Budget Growth: The dirty secret is that margins on digital media buying are thin to non-existent. The only way the agency stays healthy and profitable is to get its current clients to increase budgets. Too many of us only stay focused on getting our share of existing budgets, instead of on how we can help the agency access and grow the dollars they get from clients.
Workforce Extension: It's no secret that agencies are severely understaffed. Most don't have the FTEs (Full Time Equivalents -- agency-speak for "people") to do more than keep up with process. How can your organization serve as an extension of the agency's own workforce and provide core services -- creative, aggregation, marketing, promotion -- that allow the agency to drive more profit without more bodies?
Commoditization: And here we sellers thought this was our issue! The agency -- and most especially the planning teams -- are swimming against the same currents of commoditization and automation that many of us do. How can you effectively bundle your services into programs and add value to them so that they can't be commoditized or automated?
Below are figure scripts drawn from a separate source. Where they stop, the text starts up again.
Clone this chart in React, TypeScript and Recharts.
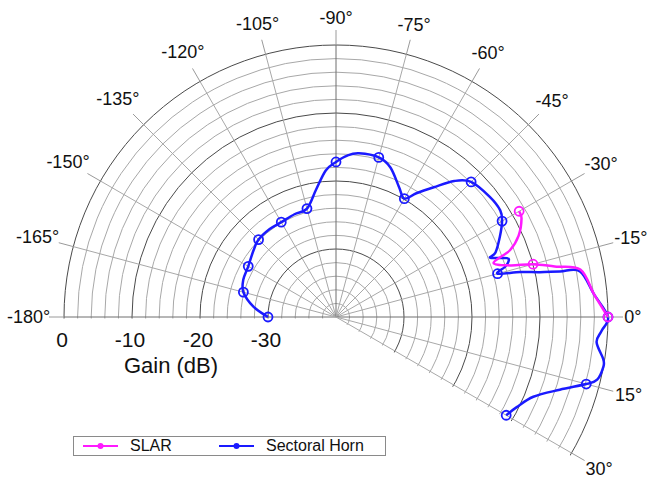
import React from 'react'
import { RadarChart, Radar, PolarGrid, PolarAngleAxis, PolarRadiusAxis, Legend } from 'recharts'

const W = 650
const H = 481
// chart centre and outer radius (0 dB ring)
const CX = 336
const CY = 317
const R = 272
const FONT = '"Liberation Sans", Arial, Helvetica, sans-serif'

const HORN_COLOR = '#1a1aff'
const SLAR_COLOR = '#ff1aff'

// Sectoral Horn, angle in degrees / gain in dB
const hornAngles = [
  -180, -173, -165, -158, -150, -141, -135, -127, -120, -112, -105, -99, -94, -90, -86, -82, -75,
  -70, -64, -60, -57, -53, -49, -45, -38, -33, -30, -26, -22, -21, -19, -17.7, -16.5, -15, -13.7,
  -12.4, -11.5, -10.6, -5, 0, 3, 5.5, 9, 10.5, 13.5, 15, 18, 22, 26.5, 30,
]
const hornGain = [
  -30, -27.8, -25.9, -25.3, -25.1, -24.4, -23.9, -23.8, -23.9, -23.7, -23.5, -21.1, -18.4, -17.2,
  -16.2, -15.7, -15.7, -16.6, -18.8, -19.9, -18.3, -16.1, -13.5, -11.9, -11.3, -11.2, -11.8, -13.2,
  -14.7, -15.7, -13.4, -13.4, -14.1, -15.4, -12.1, -9.3, -6.4, -3.5, -1.9, 0, -0.9, -1.5, -0.2, 0,
  -0.5, -1.9, -5.4, -8.7, -10.3, -11.1,
]

// SLAR
const slarAngles = [-30, -28, -24, -21, -19, -16.5, -15, -13, -11, -5, 0]
const slarGain = [-8.9, -9.1, -10.6, -12.6, -15.5, -13.3, -10.0, -7.0, -3.4, -1.9, 0]

// axis ticks
const angleTicks = [-180, -165, -150, -135, -120, -105, -90, -75, -60, -45, -30, -15, 0, 15, 30]
const gainTicks = [-38, -36, -34, -32, -30, -28, -26, -24, -22, -20, -18, -16, -14, -12, -10, -8, -6, -4, -2, 0]
const gainLabels = [-30, -20, -10, 0]

const pick = (angles: number[], values: number[], a: number) => {
  const i = angles.indexOf(a)
  return i < 0 ? null : values[i]
}

const allAngles = Array.from(new Set([...hornAngles, ...slarAngles])).sort((a, b) => a - b)
const data = allAngles.map((a) => ({
  angle: a,
  horn: pick(hornAngles, hornGain, a),
  slar: pick(slarAngles, slarGain, a),
}))

// catmull-rom through the points the radar computed
function smoothPath(pts: { x: number; y: number }[]) {
  if (pts.length < 2) return ''
  let d = `M${pts[0].x},${pts[0].y}`
  for (let i = 0; i < pts.length - 1; i++) {
    const p0 = pts[i - 1] || pts[i]
    const p1 = pts[i]
    const p2 = pts[i + 1]
    const p3 = pts[i + 2] || p2
    const c1x = p1.x + (p2.x - p0.x) / 6
    const c1y = p1.y + (p2.y - p0.y) / 6
    const c2x = p2.x - (p3.x - p1.x) / 6
    const c2y = p2.y - (p3.y - p1.y) / 6
    d += ` C${c1x},${c1y} ${c2x},${c2y} ${p2.x},${p2.y}`
  }
  return d
}

const curveShape = (color: string) => (props: any) => {
  const pts = (props.points || []).filter(
    (p: any) => p.value != null && Number.isFinite(p.x) && Number.isFinite(p.y)
  )
  return <path d={smoothPath(pts)} fill="none" stroke={color} strokeWidth={2.5} strokeLinejoin="round" />
}

// open circle marker on every 15 deg sample
const markerDot = (color: string, key: string) => (props: any) => {
  const { cx, cy, index, payload } = props
  const row = payload && payload.payload ? payload.payload : payload
  const v = row ? row[key] : null
  const ang = row ? row.angle : NaN
  if (v == null || !Number.isFinite(cx) || !Number.isFinite(cy) || ang % 15 !== 0) {
    return <g key={`d-${key}-${index}`} />
  }
  return <circle key={`d-${key}-${index}`} cx={cx} cy={cy} r={4.5} fill="none" stroke={color} strokeWidth={1.8} />
}

const AngleTick = (props: any) => {
  const { x, y, payload } = props
  const a = (payload.coordinate * Math.PI) / 180
  const ux = Math.cos(-a)
  const uy = Math.sin(-a)
  const label = `${payload.value}°`
  let w = 7.2
  for (const ch of String(payload.value)) w += ch === '-' ? 6 : 10
  const d = 3 + 0.8 * Math.abs(ux) * (w / 2) + Math.abs(uy) * 9
  return (
    <text
      x={x + d * ux}
      y={y + d * uy}
      textAnchor="middle"
      dominantBaseline="central"
      fontSize={18}
      fontFamily={FONT}
      fill="#111"
    >
      {label}
    </text>
  )
}

const GainTick = (props: any) => {
  const { x, y, payload } = props
  if (!gainLabels.includes(payload.value)) return <g />
  return (
    <text x={x - 2} y={y + 30} textAnchor="middle" fontSize={21} fontFamily={FONT} fill="#111">
      {payload.value}
    </text>
  )
}

const LegendBox = ({ payload }: any) => {
  const items = [
    (payload || []).find((p: any) => p.dataKey === 'slar'),
    (payload || []).find((p: any) => p.dataKey === 'horn'),
  ].filter(Boolean)
  const lefts = [9, 145]
  return (
    <div
      style={{
        position: 'relative',
        width: 313,
        height: 20,
        boxSizing: 'border-box',
        border: '1.5px solid #8a8a8a',
        fontFamily: FONT,
        fontSize: 16,
        color: '#111',
      }}
    >
      {items.map((it: any, i: number) => (
        <div
          key={it.dataKey}
          style={{ position: 'absolute', left: lefts[i], top: 0, height: 18, display: 'flex', alignItems: 'center' }}
        >
          <svg width={35} height={10} style={{ display: 'block' }}>
            <line x1={0} x2={35} y1={5} y2={5} stroke={it.color} strokeWidth={2} />
            <circle cx={17.5} cy={5} r={3} fill={it.color} />
          </svg>
          <span style={{ marginLeft: 12, lineHeight: '18px' }}>{it.value}</span>
        </div>
      ))}
    </div>
  )
}

// the grid only covers -180..30 deg; clip everything else away
const rad = (30.3 * Math.PI) / 180
const clipD = `M0,0 L900,0 L${CX + 800 * Math.cos(rad)},${CY + 1.5 + 800 * Math.sin(rad)} L${CX},${CY + 1.5} L0,${CY + 1.5} Z`

// every 10 dB ring and the -180/-90/0 spokes are drawn darker
const gridCss = `
.recharts-polar-grid { clip-path: url(#gridClip); }
.recharts-polar-grid circle:nth-of-type(5n) { stroke: #4a4a4a; }
.recharts-polar-grid line:nth-of-type(6n+1) { stroke: #6e6e6e; }
`

export default function App() {
  return (
    <div style={{ position: 'absolute', left: 0, top: 0, width: W, height: H, background: '#fff' }}>
      <style>{gridCss}</style>
      <svg width={0} height={0} style={{ position: 'absolute' }}>
        <defs>
          <clipPath id="gridClip">
            <path d={clipD} />
          </clipPath>
        </defs>
      </svg>
      <RadarChart
        width={W}
        height={H}
        data={data}
        cx={CX}
        cy={CY}
        innerRadius={0}
        outerRadius={R}
        startAngle={180}
        endAngle={-30}
        margin={{ top: 0, right: 0, bottom: 0, left: 0 }}
      >
        <PolarGrid gridType="circle" stroke="#a8a8a8" strokeWidth={1} />
        <PolarAngleAxis
          dataKey="angle"
          type="number"
          domain={[-180, 30]}
          ticks={angleTicks}
          axisLine={false}
          tickLine={{ stroke: '#9a9a9a' }}
          tickSize={15}
          tick={<AngleTick />}
        />
        <PolarRadiusAxis
          type="number"
          domain={[-40, 0]}
          ticks={gainTicks}
          angle={180}
          axisLine={false}
          tickLine={false}
          tick={<GainTick />}
        />
        <Radar
          name="Sectoral Horn"
          dataKey="horn"
          stroke={HORN_COLOR}
          fill="none"
          isAnimationActive={false}
          shape={curveShape(HORN_COLOR)}
          dot={markerDot(HORN_COLOR, 'horn')}
          legendType="line"
        />
        <Radar
          name="SLAR"
          dataKey="slar"
          stroke={SLAR_COLOR}
          fill="none"
          isAnimationActive={false}
          shape={curveShape(SLAR_COLOR)}
          dot={markerDot(SLAR_COLOR, 'slar')}
          legendType="line"
        />
        <Legend
          verticalAlign="bottom"
          wrapperStyle={{ left: 73, top: 436, bottom: 'auto', width: 313, height: 20 }}
          content={<LegendBox />}
        />
      </RadarChart>
      <div
        style={{
          position: 'absolute',
          left: 71,
          top: 354,
          width: 200,
          textAlign: 'center',
          fontFamily: FONT,
          fontSize: 22,
          lineHeight: '24px',
          color: '#111',
        }}
      >
        Gain (dB)
      </div>
    </div>
  )
}
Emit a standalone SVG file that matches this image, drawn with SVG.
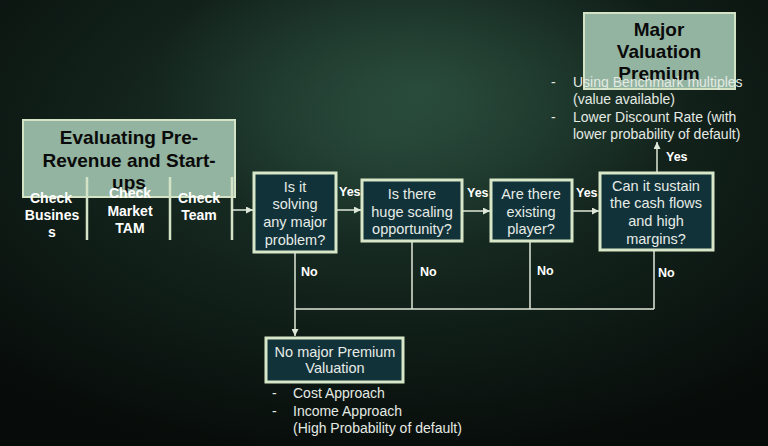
<svg xmlns="http://www.w3.org/2000/svg" width="768" height="446" viewBox="0 0 768 446">
<defs>
<radialGradient id="bg" cx="0.5" cy="0.3" r="0.75">
<stop offset="0" stop-color="#1f3a2f"/>
<stop offset="0.5" stop-color="#12221b"/>
<stop offset="1" stop-color="#070b09"/>
</radialGradient>
<radialGradient id="glow" cx="0.55" cy="0.2" r="0.35">
<stop offset="0" stop-color="#3b6a52" stop-opacity="0.45"/>
<stop offset="1" stop-color="#3b6a52" stop-opacity="0"/>
</radialGradient>
<marker id="ah" viewBox="0 0 10 10" refX="10" refY="5" markerWidth="7" markerHeight="7" markerUnits="userSpaceOnUse" orient="auto">
<path d="M0,0 L10,5 L0,10 z" fill="#dfe8d8"/>
</marker>
<style>
.title{fill:#93b4a0;stroke:#d4e3c6;stroke-width:2}
.dark{fill:#12323a;stroke:#d8e7c8;stroke-width:3}
.tt{font-family:"Liberation Sans",Arial,sans-serif;font-weight:bold;font-size:19px;fill:#0a0a0a;text-anchor:middle}
.bt{font-family:"Liberation Sans",Arial,sans-serif;font-size:14.5px;fill:#e6ece6;text-anchor:middle}
.ck{font-family:"Liberation Sans",Arial,sans-serif;font-weight:bold;font-size:14px;fill:#ffffff;text-anchor:middle}
.lb{font-family:"Liberation Sans",Arial,sans-serif;font-weight:bold;font-size:12.5px;fill:#ffffff}
.bl{font-family:"Liberation Sans",Arial,sans-serif;font-size:14px;fill:#e4eae4}
.ln{fill:none;stroke:#dfe8d8;stroke-width:1.5}
.sep{fill:none;stroke:#d4e3c6;stroke-width:2.5}
</style>
</defs>
<rect width="768" height="446" fill="url(#bg)"/>
<rect width="768" height="446" fill="url(#glow)"/>

<g id="start">
<rect class="title" x="23" y="120" width="212" height="77"/>
<text class="tt" x="129" y="144">Evaluating Pre-</text>
<text class="tt" x="129" y="167">Revenue and Start-</text>
<text class="tt" x="129" y="189">ups</text>
<path class="sep" d="M87,177 V240 M170,177 V240 M232,177 V240"/>
</g>

<g id="check-business">
<text class="ck" x="51" y="203">Check</text>
<text class="ck" x="52" y="220">Busines</text>
<text class="ck" x="52" y="237">s</text>
</g>
<g id="check-market">
<text class="ck" x="130" y="198">Check</text>
<text class="ck" x="130" y="216">Market</text>
<text class="ck" x="130" y="233">TAM</text>
</g>
<g id="check-team">
<text class="ck" x="199" y="203">Check</text>
<text class="ck" x="199" y="220">Team</text>
</g>

<g id="q1">
<rect class="dark" x="254" y="173" width="82" height="79"/>
<text class="bt" x="295" y="192">Is it</text>
<text class="bt" x="295" y="209">solving</text>
<text class="bt" x="295" y="227">any major</text>
<text class="bt" x="295" y="245">problem?</text>
</g>
<g id="q2">
<rect class="dark" x="362" y="180" width="100" height="61"/>
<text class="bt" x="412" y="199">Is there</text>
<text class="bt" x="412" y="217">huge scaling</text>
<text class="bt" x="412" y="234">opportunity?</text>
</g>
<g id="q3">
<rect class="dark" x="491" y="180" width="81" height="61"/>
<text class="bt" x="531" y="199">Are there</text>
<text class="bt" x="531" y="217">existing</text>
<text class="bt" x="531" y="234">player?</text>
</g>
<g id="q4">
<rect class="dark" x="600" y="173" width="113" height="77"/>
<text class="bt" x="656" y="191">Can it sustain</text>
<text class="bt" x="656" y="208">the cash flows</text>
<text class="bt" x="656" y="226">and high</text>
<text class="bt" x="656" y="244">margins?</text>
</g>

<g id="premium">
<rect class="title" x="584" y="13" width="151" height="76"/>
<text class="tt" x="659" y="36">Major</text>
<text class="tt" x="659" y="58">Valuation</text>
<text class="tt" x="659" y="80">Premium</text>
<text class="bl" x="551" y="87">-</text>
<text class="bl" x="573" y="87">Using Benchmark multiples</text>
<text class="bl" x="573" y="104">(value available)</text>
<text class="bl" x="551" y="122">-</text>
<text class="bl" x="573" y="122">Lower Discount Rate (with</text>
<text class="bl" x="573" y="139">lower probability of default)</text>
</g>

<g id="no-premium">
<rect class="dark" x="266" y="338" width="137" height="44"/>
<text class="bt" x="335" y="357">No major Premium</text>
<text class="bt" x="335" y="373">Valuation</text>
<text class="bl" x="272" y="398">-</text>
<text class="bl" x="293" y="398">Cost Approach</text>
<text class="bl" x="272" y="416">-</text>
<text class="bl" x="293" y="416">Income Approach</text>
<text class="bl" x="293" y="433">(High Probability of default)</text>
</g>

<g id="connectors">
<path class="ln" d="M232,210 H253" marker-end="url(#ah)"/>
<path class="ln" d="M337,210 H361" marker-end="url(#ah)"/>
<path class="ln" d="M463,211 H490" marker-end="url(#ah)"/>
<path class="ln" d="M573,211 H599" marker-end="url(#ah)"/>
<path class="ln" d="M657,172 V142" marker-end="url(#ah)"/>
<path class="ln" d="M412,242 V309 M530,242 V309 M654,251 V309 M295,309 H654"/>
<path class="ln" d="M295,253 V336" marker-end="url(#ah)"/>
<text class="lb" x="339" y="196">Yes</text>
<text class="lb" x="467" y="197">Yes</text>
<text class="lb" x="576" y="197">Yes</text>
<text class="lb" x="666" y="161">Yes</text>
<text class="lb" x="301" y="276">No</text>
<text class="lb" x="420" y="276">No</text>
<text class="lb" x="537" y="275">No</text>
<text class="lb" x="658" y="277">No</text>
</g>
</svg>
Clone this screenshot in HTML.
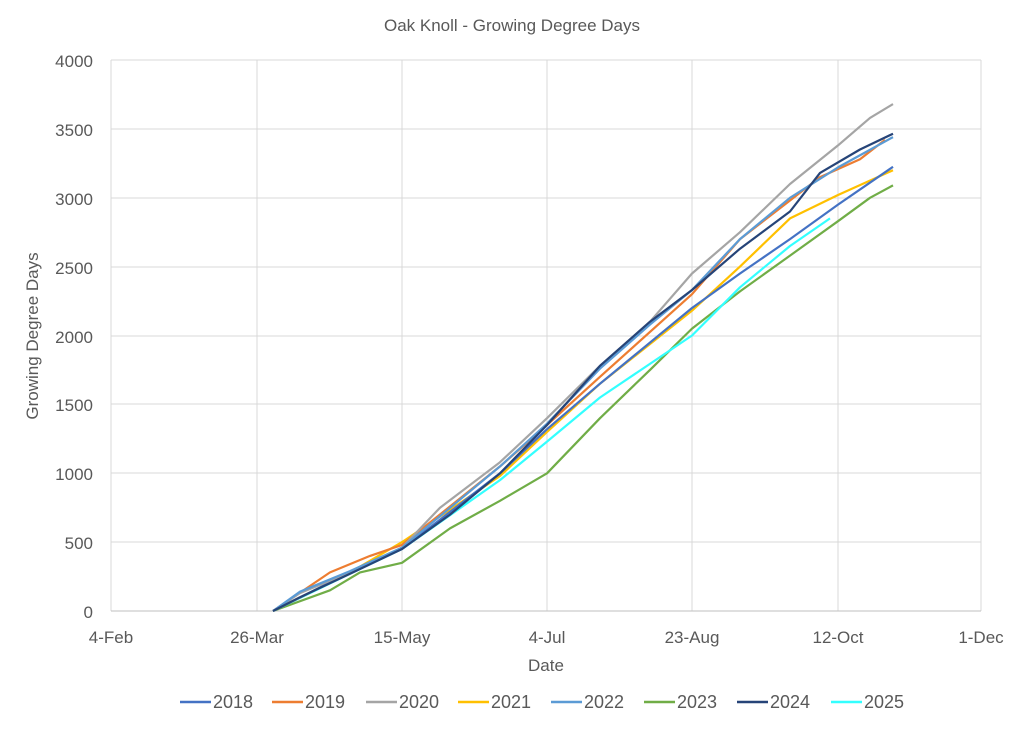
<!DOCTYPE html>
<html><head><meta charset="utf-8"><style>body{margin:0;background:#fff}</style></head>
<body>
<svg width="1024" height="743" xmlns="http://www.w3.org/2000/svg" font-family="Liberation Sans, sans-serif">
<rect width="1024" height="743" fill="#fff"/>
<text x="512" y="31" text-anchor="middle" font-size="17" fill="#595959">Oak Knoll - Growing Degree Days</text>
<g stroke="#d9d9d9" stroke-width="1">
<line x1="111" y1="60" x2="981" y2="60"/><line x1="111" y1="129" x2="981" y2="129"/>
<line x1="111" y1="198" x2="981" y2="198"/><line x1="111" y1="267" x2="981" y2="267"/>
<line x1="111" y1="336" x2="981" y2="336"/><line x1="111" y1="404" x2="981" y2="404"/>
<line x1="111" y1="473" x2="981" y2="473"/><line x1="111" y1="542" x2="981" y2="542"/>
<line x1="111" y1="60" x2="111" y2="611"/><line x1="257" y1="60" x2="257" y2="611"/>
<line x1="402" y1="60" x2="402" y2="611"/><line x1="547" y1="60" x2="547" y2="611"/>
<line x1="692" y1="60" x2="692" y2="611"/><line x1="838" y1="60" x2="838" y2="611"/>
<line x1="981" y1="60" x2="981" y2="611"/>
</g>
<line x1="111" y1="611" x2="981" y2="611" stroke="#bfbfbf"/>
<g font-size="17" fill="#595959" text-anchor="end">
<text x="93" y="67">4000</text><text x="93" y="136">3500</text><text x="93" y="205">3000</text>
<text x="93" y="274">2500</text><text x="93" y="343">2000</text><text x="93" y="411">1500</text>
<text x="93" y="480">1000</text><text x="93" y="549">500</text><text x="93" y="618">0</text>
</g>
<g font-size="17" fill="#595959" text-anchor="middle">
<text x="111" y="643">4-Feb</text><text x="257" y="643">26-Mar</text><text x="402" y="643">15-May</text>
<text x="547" y="643">4-Jul</text><text x="692" y="643">23-Aug</text><text x="838" y="643">12-Oct</text>
<text x="981" y="643">1-Dec</text>
<text x="546" y="671">Date</text>
</g>
<text transform="translate(38,336) rotate(-90)" text-anchor="middle" font-size="17" fill="#595959">Growing Degree Days</text>
<g fill="none" stroke-width="2.2" stroke-linejoin="round">
<polyline stroke="#70ad47" points="273,611 330,590.3 360,572.4 402,562.8 450,528.4 500,500.8 547,473.3 600,418.2 650,369.9 692,328.6 740,291.4 790,255.6 838,221.2 870,197.8 893,185.4"/>
<polyline stroke="#33ffff" points="273,611 350,573.8 402,549 500,480.1 547,441.6 600,397.5 692,335.5 740,287.3 790,246 830,218.4"/>
<polyline stroke="#ffc000" points="273,611 350,572.4 402,542.1 500,476 547,431.9 600,383.7 692,310.7 740,266.6 790,218.4 838,195 893,170.2"/>
<polyline stroke="#4472c4" points="273,611 350,572.4 402,549 500,473.3 547,429.2 600,383.7 692,308 740,273.5 790,239.1 838,204.6 893,166.8"/>
<polyline stroke="#ed7d31" points="273,611 330,572.4 370,555.9 402,544.9 500,466.4 547,425 600,376.8 692,294.2 740,239.1 790,200.5 820,177.1 860,159.2 885,139.9"/>
<polyline stroke="#a5a5a5" points="273,611 300,593.1 350,572.4 402,547.6 440,507.7 500,462.2 547,418.2 600,365.8 650,321.7 692,273.5 740,232.2 790,184 838,145.4 870,117.9 893,104.1"/>
<polyline stroke="#5b9bd5" points="273,611 300,591.7 350,571.1 402,547.6 500,466.4 547,423.7 600,368.6 650,324.5 692,290 740,239.1 790,197.8 838,167.4 893,137.1"/>
<polyline stroke="#264478" points="273,611 300,597.2 350,573.8 402,549 450,514.6 500,473.3 547,425 600,365.8 650,321.7 692,290 740,248.7 790,211.5 820,172.9 860,149.5 893,133.7"/>
</g>
<g font-size="18" fill="#595959" stroke-width="2.5">
<line x1="180" y1="702" x2="211" y2="702" stroke="#4472c4"/><text x="213" y="708">2018</text>
<line x1="272" y1="702" x2="303" y2="702" stroke="#ed7d31"/><text x="305" y="708">2019</text>
<line x1="366" y1="702" x2="397" y2="702" stroke="#a5a5a5"/><text x="399" y="708">2020</text>
<line x1="458" y1="702" x2="489" y2="702" stroke="#ffc000"/><text x="491" y="708">2021</text>
<line x1="551" y1="702" x2="582" y2="702" stroke="#5b9bd5"/><text x="584" y="708">2022</text>
<line x1="644" y1="702" x2="675" y2="702" stroke="#70ad47"/><text x="677" y="708">2023</text>
<line x1="737" y1="702" x2="768" y2="702" stroke="#264478"/><text x="770" y="708">2024</text>
<line x1="831" y1="702" x2="862" y2="702" stroke="#33ffff"/><text x="864" y="708">2025</text>
</g>
</svg>
</body></html>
How can you help the daughter agency or the planning team hold onto the spending and influence they so desperately fear losing to the trading desks?
Are these conversations you'll have with the media planner at the 11th hour of the RFP process? Hardly. But if you're not engaging in them at an organizational level and allowing them to drive your strategic planning, then don't be surprised when the RFPs stop coming and you find yourself frozen out of the agency entirely.